Written exercise: Nothing outside the range from the line with "Clone this chart in Chart.js." to the line with "Arial, Helvetica, sans-serif';" belongs in the copy, and no pictures do either; repeat that range exactly.

== Material provided ==

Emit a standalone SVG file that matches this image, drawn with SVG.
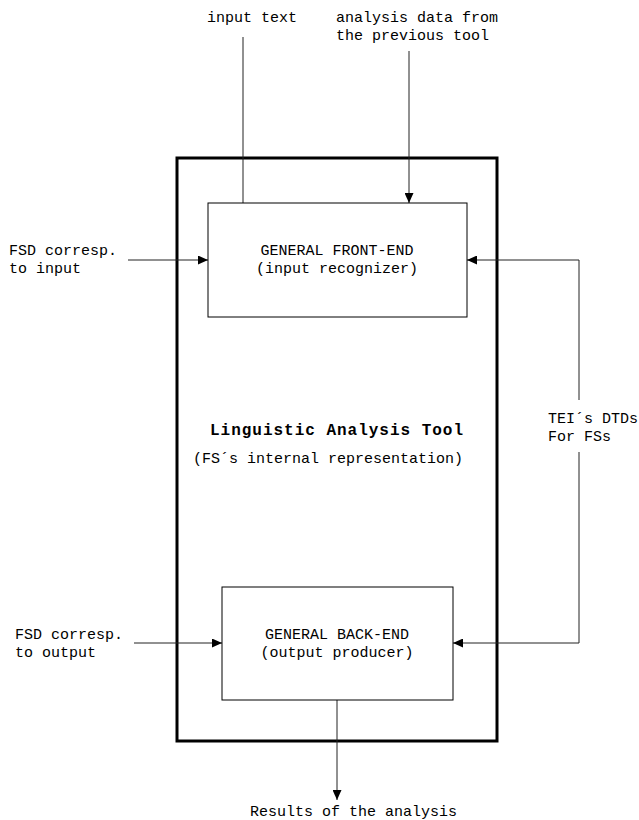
<svg xmlns="http://www.w3.org/2000/svg" width="639" height="820" viewBox="0 0 639 820">
<style>
text{font-family:"Liberation Mono","Courier New",monospace;font-size:15px;fill:#000}
.b{font-weight:bold;font-size:16px}
.m{text-anchor:middle}
.box{fill:#fff;stroke:#000;stroke-width:1}
.outer{fill:none;stroke:#000;stroke-width:3}
.c{fill:none;stroke:#222;stroke-width:1}
</style>
<defs>
<marker id="ah" markerUnits="userSpaceOnUse" markerWidth="10" markerHeight="9" refX="10" refY="4.5" orient="auto-start-reverse" viewBox="0 0 10 9">
<path d="M0,0 L10,4.5 L0,9 Z" fill="#000"/>
</marker>
</defs>
<g id="tool">
<rect class="outer" x="177" y="158" width="320" height="583"/>
<text class="b" x="210" y="435" textLength="253" lengthAdjust="spacing">Linguistic Analysis Tool</text>
<text x="193" y="463">(FS´s internal representation)</text>
</g>
<g id="connectors">
<path class="c" d="M243,37 V203"/>
<path class="c" d="M409,51 V203" marker-end="url(#ah)"/>
<path class="c" d="M128,260 H208" marker-end="url(#ah)"/>
<path class="c" d="M579,400 V260 H467" marker-end="url(#ah)"/>
<path class="c" d="M579,452 V643 H453" marker-end="url(#ah)"/>
<path class="c" d="M134,643 H222" marker-end="url(#ah)"/>
<path class="c" d="M337,700 V800" marker-end="url(#ah)"/>
</g>
<g id="front-end">
<rect class="box" x="208" y="203" width="259" height="114"/>
<text class="m" x="337" y="255">GENERAL FRONT-END</text>
<text class="m" x="337" y="273">(input recognizer)</text>
</g>
<g id="back-end">
<rect class="box" x="222" y="587" width="231" height="113"/>
<text class="m" x="337" y="639">GENERAL BACK-END</text>
<text class="m" x="337" y="657">(output producer)</text>
</g>
<g id="input-text"><text x="207" y="22">input text</text></g>
<g id="analysis-data">
<text x="336" y="22">analysis data from</text>
<text x="336" y="40">the previous tool</text>
</g>
<g id="fsd-input">
<text x="9" y="255">FSD corresp.</text>
<text x="9" y="273">to input</text>
</g>
<g id="tei">
<text x="548" y="423">TEI´s DTDs</text>
<text x="548" y="441">For FSs</text>
</g>
<g id="fsd-output">
<text x="15" y="639">FSD corresp.</text>
<text x="15" y="657">to output</text>
</g>
<g id="results"><text x="250" y="816">Results of the analysis</text></g>
</svg>
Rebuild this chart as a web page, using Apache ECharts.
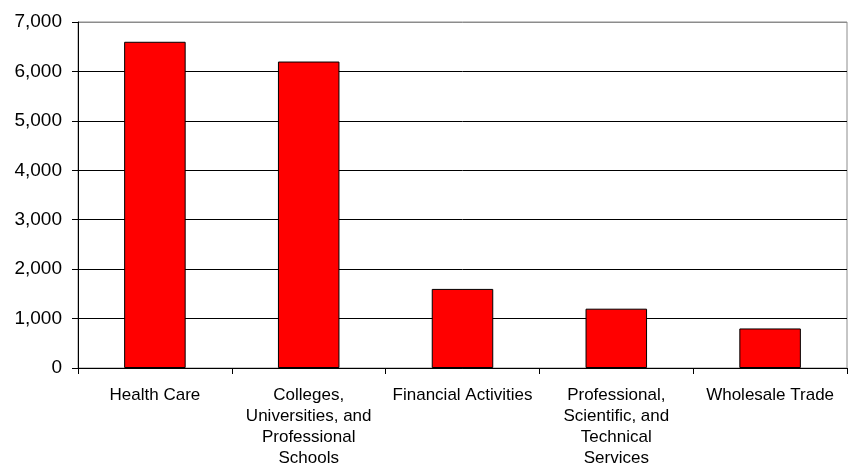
<!DOCTYPE html>
<html>
<head>
<meta charset="utf-8">
<script src="https://cdn.jsdelivr.net/npm/echarts@6/dist/echarts.min.js"></script>
<style>
  html, body { margin: 0; padding: 0; background: #fff; }
  #chart { width: 848px; height: 469px; }
</style>
</head>
<body>
<div id="chart"></div>
<script>
// Industry categories (line breaks mark the wrapped axis labels)
const categories = [
  'Health Care',
  'Colleges,\nUniversities, and\nProfessional\nSchools',
  'Financial Activities',
  'Professional,\nScientific, and\nTechnical\nServices',
  'Wholesale Trade'
];
const values = [6600, 6200, 1600, 1200, 800];
const yTicks = { min: 0, max: 7000, step: 1000 };

const chart = echarts.init(document.getElementById('chart'), null, { renderer: 'canvas' });
const fontFamily = '"Liberation Sans", Arial, sans-serif';

// gridlines black, the top one matches the grey plot frame
const gridColors = [];
for (let v = yTicks.min; v <= yTicks.max; v += yTicks.step) {
  gridColors.push(v === yTicks.max ? '#8c8c8c' : '#000');
}

chart.setOption({
  animation: false,
  backgroundColor: '#fff',
  grid: {
    left: 78, right: 1, top: 22, bottom: 98,
    show: true, borderColor: '#8c8c8c', borderWidth: 1, backgroundColor: 'transparent'
  },
  xAxis: {
    type: 'category',
    data: categories,
    axisLine: { show: true, lineStyle: { color: '#000', width: 1 } },
    axisTick: { show: true, alignWithLabel: false, length: 6, lineStyle: { color: '#000' } },
    axisLabel: {
      interval: 0, margin: 17, color: '#000',
      fontFamily: fontFamily, fontSize: 17, lineHeight: 21, align: 'center'
    },
    splitLine: { show: false }
  },
  yAxis: {
    type: 'value',
    min: yTicks.min, max: yTicks.max, interval: yTicks.step,
    axisLine: { show: true, lineStyle: { color: '#000', width: 1 } },
    axisTick: { show: true, length: 6, lineStyle: { color: '#000' } },
    axisLabel: {
      margin: 16, color: '#000', fontFamily: fontFamily, fontSize: 19,
      formatter: v => v.toLocaleString('en-US')
    },
    splitLine: { show: true, lineStyle: { color: gridColors, width: 1 } }
  },
  series: [{
    type: 'bar',
    data: values,
    barWidth: '40%',
    itemStyle: { color: '#ff0000', borderColor: '#000', borderWidth: 1 }
  }]
});
</script>
</body>
</html>
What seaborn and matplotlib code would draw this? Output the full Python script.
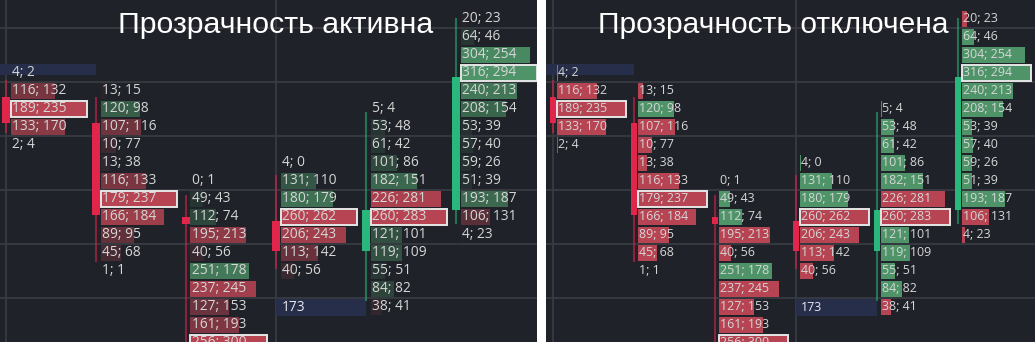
import numpy as np
import matplotlib
matplotlib.use("Agg")
import matplotlib.pyplot as plt
from matplotlib.patches import Rectangle
import seaborn as sns

# ---------------- data ----------------
TICK = 0.25
TOP_PRICE = 4805.00

titles = ["Прозрачность активна", "Прозрачность отключена"]

# price of the top row of each footprint column
col_top_prices = [4804.25, 4804.00, 4802.75, 4803.00, 4803.75, 4805.00]

buy_0 = [4, 116, 189, 133, 2]
sell_0 = [2, 132, 235, 170, 4]

buy_1 = [13, 120, 107, 10, 13, 116, 179, 166, 89, 45, 1]
sell_1 = [15, 98, 116, 77, 38, 133, 237, 184, 95, 68, 1]

buy_2 = [0, 49, 112, 195, 40, 251, 237, 127, 161, 256]
sell_2 = [1, 43, 74, 213, 56, 178, 245, 153, 193, 300]

buy_3 = [4, 131, 180, 260, 206, 113, 40]
sell_3 = [0, 110, 179, 262, 243, 142, 56]

buy_4 = [5, 53, 61, 101, 182, 226, 260, 121, 119, 55, 84, 38]
sell_4 = [4, 48, 42, 86, 151, 281, 283, 101, 109, 51, 82, 41]

buy_5 = [20, 64, 304, 316, 240, 208, 53, 57, 59, 51, 193, 106, 4]
sell_5 = [23, 46, 254, 294, 213, 154, 39, 40, 26, 39, 187, 131, 23]

buys = [buy_0, buy_1, buy_2, buy_3, buy_4, buy_5]
sells = [sell_0, sell_1, sell_2, sell_3, sell_4, sell_5]

# candles (OHLC)
opens = [4803.92, 4803.56, 4802.25, 4802.20, 4801.78, 4802.35]
highs = [4804.15, 4803.92, 4802.56, 4802.83, 4803.71, 4805.02]
lows = [4803.42, 4801.63, 4800.13, 4801.53, 4801.08, 4802.15]
closes = [4803.56, 4802.28, 4802.15, 4801.78, 4802.35, 4804.20]

# highlighted levels (column, price low, price high, label)
band_cols = [0, 3]
band_lo = [4804.225, 4800.875]
band_hi = [4804.375, 4801.1125]
band_labels = ["", "173"]

# ---------------- style ----------------
sns.set_style("dark")
plt.rcParams["font.family"] = ["Open Sans", "DejaVu Sans"]

BG = "#1f2228"
GRID = "#383b42"
RED = np.array([182, 68, 82]) / 255
GREEN = np.array([78, 148, 104]) / 255
CANDLE_RED = "#e2254b"
CANDLE_GREEN = "#28b87c"
TEXT = "#d6d6d6"
BAND = "#272e4a"

W, H = 1035, 342
fig = plt.figure(figsize=(W / 100, H / 100), dpi=100, facecolor="white")


def price_at_px(y):
    return TOP_PRICE - TICK * (y - 19) / 18.0


def draw_panel(ax, px_per_col, left_px, width_px, transparent, fsize, maxlen):
    ax.set_facecolor(BG)
    x0 = -left_px / px_per_col
    x1 = (width_px - left_px) / px_per_col
    ax.set_xlim(x0, x1)
    ax.set_ylim(price_at_px(H), price_at_px(0))
    ax.set_xticks([])
    ax.set_yticks([])
    for s in ax.spines.values():
        s.set_visible(False)
    ax.grid(False)

    # grid
    for n in range(7):
        ax.axhline(TOP_PRICE - TICK * (0.5 + 3 * n), color=GRID, lw=1.3, zorder=0)
    for xv in [0, 3]:
        ax.axvline(xv, color=GRID, lw=1.3, zorder=0)

    # bands
    for c, lo, hi, lab in zip(band_cols, band_lo, band_hi, band_labels):
        left = x0 if c == 0 else c
        ax.add_patch(Rectangle((left, lo), c + 1 - left, hi - lo, color=BAND, zorder=1, lw=0))
        if lab:
            ax.text(c + 0.06, (lo + hi) / 2, lab, color="#e8e8f0", fontsize=fsize,
                    va="center", ha="left", zorder=6)

    bar_start = 0.05
    bar_h = TICK * 16 / 18
    for i, (b, s) in enumerate(zip(buys, sells)):
        b = np.array(b)
        s = np.array(s)
        tot = b + s
        prices = col_top_prices[i] - TICK * np.arange(len(b))
        mx = tot.max()
        ratio = tot / mx
        cols = []
        for bb, ss, r in zip(b, s, ratio):
            base = GREEN if bb > ss else RED
            a = r if transparent else 1.0
            cols.append((*base, a))
        ax.barh(prices, ratio * maxlen, left=i + bar_start, height=bar_h,
                color=cols, lw=0, zorder=3)
        poc = int(np.argmax(tot))
        ax.add_patch(Rectangle((i + bar_start, prices[poc] - bar_h / 2), maxlen, bar_h,
                               fill=False, ec="#e6e6e6", lw=1.4, zorder=5))
        for p, bb, ss in zip(prices, b, s):
            ax.text(i + bar_start + 0.012, p, f"{bb}; {ss}", color=TEXT, fontsize=fsize,
                    va="center", ha="left", zorder=6, clip_on=True)

    # candles
    bw = 0.078
    for i in range(len(opens)):
        up = closes[i] >= opens[i]
        cc = CANDLE_GREEN if up else CANDLE_RED
        ax.plot([i, i], [lows[i], highs[i]], color=cc, alpha=0.55, lw=1.5, zorder=4,
                solid_capstyle="butt")
        lo = min(opens[i], closes[i])
        hi = max(opens[i], closes[i])
        ax.add_patch(Rectangle((i - bw / 2, lo), bw, hi - lo, color=cc, lw=0, zorder=4.5))


axL = fig.add_axes([0, 0, 537 / W, 1])
draw_panel(axL, 90, 6, 537, True, 9.9, 76 / 90.0)
axR = fig.add_axes([546 / W, 0, 489 / W, 1])
draw_panel(axR, 81, 7, 489, False, 8.9, 69 / 81.0)

fig.text(118 / W, 1 - 33 / H, titles[0], fontsize=21.8, color="white",
         family=["Liberation Sans", "DejaVu Sans"], va="baseline", ha="left")
fig.text(598 / W, 1 - 33 / H, titles[1], fontsize=21.6, color="white",
         family=["Liberation Sans", "DejaVu Sans"], va="baseline", ha="left")

fig.savefig("out.png", dpi=100, facecolor="white")
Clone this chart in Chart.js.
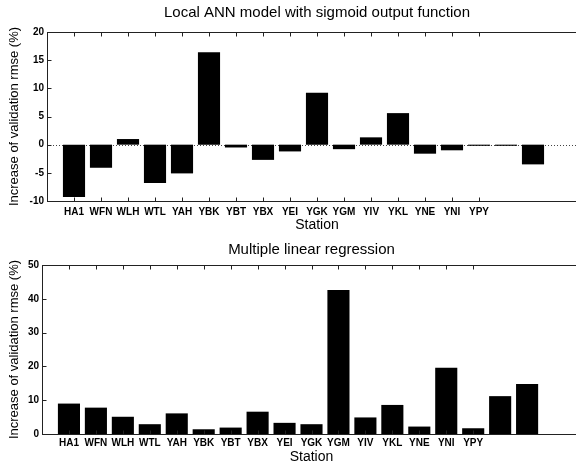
<!DOCTYPE html>
<html>
<head>
<meta charset="utf-8">
<script src="https://cdn.jsdelivr.net/npm/chart.js@4.4.1/dist/chart.umd.min.js"></script>
<style>
  html, body { margin: 0; padding: 0; background: #fff; overflow: hidden; width: 576px; height: 464px; }
  canvas { display: block; }
</style>
</head>
<body>
<canvas id="top" width="620" height="232"></canvas>
<canvas id="bottom" width="620" height="232"></canvas>
<script>
// ---- data ----
const stations = ['HA1','WFN','WLH','WTL','YAH','YBK','YBT','YBX','YEI','YGK','YGM','YIV','YKL','YNE','YNI','YPY'];
const annValues = [-9.3, -4.1, 1.0, -6.8, -5.1, 16.4, -0.5, -2.7, -1.2, 9.2, -0.8, 1.3, 5.6, -1.6, -1.0, -0.2, -0.2, -3.5];
const mlrValues = [9.0, 7.8, 5.1, 2.9, 6.1, 1.4, 1.9, 6.6, 3.3, 2.9, 42.6, 4.9, 8.6, 2.2, 19.6, 1.7, 11.2, 14.8];
const annTitle = 'Local ANN model with sigmoid output function';
const mlrTitle = 'Multiple linear regression';
const yTitle = 'Increase of validation rmse (%)';
const xTitle = 'Station';
const annYTicks = [-10, -5, 0, 5, 10, 15, 20];
const mlrYTicks = [0, 10, 20, 30, 40, 50];

const FONT = '"Liberation Sans", Arial, Helvetica, sans-serif';

const boxPlugin = {
  id: 'matlabBox',
  beforeDatasetsDraw(chart, args, opts) {
    const {ctx, chartArea: a, scales: {y}} = chart;
    if (opts.zeroLine) {
      const py = Math.round(y.getPixelForValue(0)) + 0.5;
      ctx.save();
      ctx.strokeStyle = '#444';
      ctx.lineWidth = 1;
      ctx.setLineDash([1, 2]);
      ctx.beginPath();
      ctx.moveTo(a.left, py);
      ctx.lineTo(a.right, py);
      ctx.stroke();
      ctx.restore();
    }
  },
  afterDraw(chart, args, opts) {
    const {ctx, chartArea: a, scales: {x, y}} = chart;
    ctx.save();
    ctx.strokeStyle = '#222';
    ctx.lineWidth = 1;
    const L = Math.round(a.left) + 0.5, R = Math.round(a.right) + 0.5;
    const T = Math.round(a.top) + 0.5, B = Math.round(a.bottom) + 0.5;
    ctx.strokeRect(L, T, R - L, B - T);
    const tl = 4;
    ctx.beginPath();
    x.ticks.forEach(t => {
      const px = Math.round(x.getPixelForValue(t.value)) + 0.5;
      ctx.moveTo(px, T); ctx.lineTo(px, T + tl);
      ctx.moveTo(px, B); ctx.lineTo(px, B - tl);
    });
    y.ticks.forEach(t => {
      const py = Math.round(y.getPixelForValue(t.value)) + 0.5;
      ctx.moveTo(L, py); ctx.lineTo(L + tl, py);
      ctx.moveTo(R, py); ctx.lineTo(R - tl, py);
    });
    ctx.stroke();
    ctx.restore();
  }
};

function makeChart(id, values, title, cfg) {
  const data = values.map((v, i) => ({x: i + 1, y: v}));
  return new Chart(document.getElementById(id), {
    type: 'bar',
    data: { datasets: [{ data, backgroundColor: '#000', borderWidth: 0,
      barPercentage: 0.82, categoryPercentage: 1 }] },
    plugins: [boxPlugin],
    options: {
      responsive: false, animation: false, devicePixelRatio: 1,
      layout: { padding: { left: 0, right: cfg.padRight, top: 0, bottom: 0 } },
      plugins: {
        legend: { display: false }, tooltip: { enabled: false },
        title: { display: true, text: title, color: '#000', fullSize: false,
          font: { family: FONT, size: 15, weight: 'normal', lineHeight: 1.2 },
          padding: cfg.titlePad },
        matlabBox: { zeroLine: cfg.zeroLine }
      },
      scales: {
        x: {
          type: 'linear', min: 0, max: 20, offset: false,
          afterBuildTicks: s => { s.ticks = stations.map((n, i) => ({ value: i + 1 })); },
          afterFit: s => { s.height = cfg.xHeight; },
          grid: { display: false, drawTicks: false },
          border: { display: false },
          ticks: { autoSkip: false, maxRotation: 0, minRotation: 0, padding: cfg.xTickPad, color: '#000',
            font: { family: FONT, size: 10, weight: 'bold' },
            callback: v => stations[v - 1] },
          title: { display: true, text: xTitle, color: '#000',
            font: { family: FONT, size: 14, lineHeight: 1 }, padding: { top: 0, bottom: 0 } }
        },
        y: {
          min: cfg.yMin, max: cfg.yMax,
          afterBuildTicks: s => { s.ticks = cfg.yTicks.map(v => ({ value: v })); },
          afterFit: s => { s.width = cfg.yWidth; },
          grid: { display: false, drawTicks: false },
          border: { display: false },
          ticks: { padding: 3, color: '#000', font: { family: FONT, size: 10, weight: 'bold' } },
          title: { display: true, text: yTitle, color: '#000',
            font: { family: FONT, size: 13, lineHeight: 1.2 }, padding: { top: 7, bottom: 0 } }
        }
      }
    }
  });
}

makeChart('top', annValues, annTitle, {
  padRight: 33, titlePad: { top: 4, bottom: 10 }, zeroLine: true,
  xHeight: 31, xTickPad: 5, yMin: -10, yMax: 20, yTicks: annYTicks, yWidth: 47
});
makeChart('bottom', mlrValues, mlrTitle, {
  padRight: 39, titlePad: { top: 9, bottom: 6 }, zeroLine: false,
  xHeight: 30, xTickPad: 3, yMin: 0, yMax: 50, yTicks: mlrYTicks, yWidth: 42
});
</script>
</body>
</html>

===

Exercise result:
Clone this chart in Chart.js.
<!DOCTYPE html>
<html>
<head>
<meta charset="utf-8">
<script src="https://cdn.jsdelivr.net/npm/chart.js@4.4.1/dist/chart.umd.min.js"></script>
<style>
  html, body { margin: 0; padding: 0; background: #fff; overflow: hidden; width: 576px; height: 464px; }
  canvas { display: block; }
</style>
</head>
<body>
<canvas id="top" width="620" height="232"></canvas>
<canvas id="bottom" width="620" height="232"></canvas>
<script>
// ---- data ----
const stations = ['HA1','WFN','WLH','WTL','YAH','YBK','YBT','YBX','YEI','YGK','YGM','YIV','YKL','YNE','YNI','YPY'];
const annValues = [-9.3, -4.1, 1.0, -6.8, -5.1, 16.4, -0.5, -2.7, -1.2, 9.2, -0.8, 1.3, 5.6, -1.6, -1.0, -0.2, -0.2, -3.5];
const mlrValues = [9.0, 7.8, 5.1, 2.9, 6.1, 1.4, 1.9, 6.6, 3.3, 2.9, 42.6, 4.9, 8.6, 2.2, 19.6, 1.7, 11.2, 14.8];
const annTitle = 'Local ANN model with sigmoid output function';
const mlrTitle = 'Multiple linear regression';
const yTitle = 'Increase of validation rmse (%)';
const xTitle = 'Station';
const annYTicks = [-10, -5, 0, 5, 10, 15, 20];
const mlrYTicks = [0, 10, 20, 30, 40, 50];

const FONT = '"Liberation Sans", Arial, Helvetica, sans-serif';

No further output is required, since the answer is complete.